入境旅游在创造就业、增加外汇收入、增加国内消费和出口多样化、提高居民收入和改善生计等方面起着重要作用[2]。有别于已有关于非洲旅游多以定性描述和静态空间特征描述为主的研究现状,本研究从时间和空间2个维度,实证定量分析了非洲入境旅游经济的时空动态变化情况,是对当前非洲入境旅游经济研究的有益补充。研究为非洲国家旅游产业的发展和旅游市场的调整提供了一定的参考价值,也为企业对非进行针对性投资和制定旅游发展策略提供了借鉴作用。对非洲旅游发展而言,在非洲大陆层面可以加强政府之间的合作,在不同的合作框架下,共同协商,实现区域间的旅游沟通。此外,非洲的入境旅游可以进一步分析客源国,有针对性地加强旅游宣传活动,特别是吸引重要的客源国的游客。另外,不同地区的入境旅游发展得益于其独特的自然旅游资源,因此,在旅游发展的过程中,要加强立法,注重对自然和人文旅游资源的有效管理和保护,促进旅游业的可持续发展。对中国企业而言,由于非洲五大地理分区的入境旅游发展不尽相同,如埃及、突尼斯、摩洛哥、佛得角、南非、纳米比亚、博茨瓦纳、毛里求斯和塞舌尔和非洲入境旅游发展的区域,因此可以充分利用当地的海岛、沙滩、生物等旅游资源,通过与当地旅游企业的合作,针对性地制定这些地区的旅游营销策略,吸引更多的中国游客前往非洲。
结合前人关于旅游重心轨迹动态变化研究方法与成果,研究发现非洲旅游业的发展与经济增长的联动关系表现出较强的地理差异。研究时间段内非洲入境旅游的时空分布存在明显差异,影响因素主要归结为旅游资源禀赋、基础设施水平、交通连接性、特殊事件等多方面。
衡量区域入境旅游经济的发展涉及多方面的指标,但由于数据获取原因,本研究只选取了入境旅游人数、入境旅游收入、国内生产总值以及旅游就业人数作为基础研究数据,构建了入境旅游发展水平综合指数。

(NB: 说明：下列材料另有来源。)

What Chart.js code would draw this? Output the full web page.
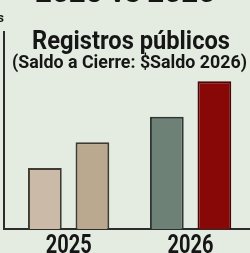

同时,由于非洲国家在统计数据方面的不完善,个别国家的旅游就业人数数据缺失。为了数据的统一,个别国家的入境旅游发展水平未计入研究。但从46个研究国家的结果来看,非洲入境旅游发展格局基本确定,缺失单元对整体结果的影响不大。近年来,随着互联网技术的不断发展,如何利用大数据创新研究方法,为揭示旅游发展的空间格局提供了新的研究思路。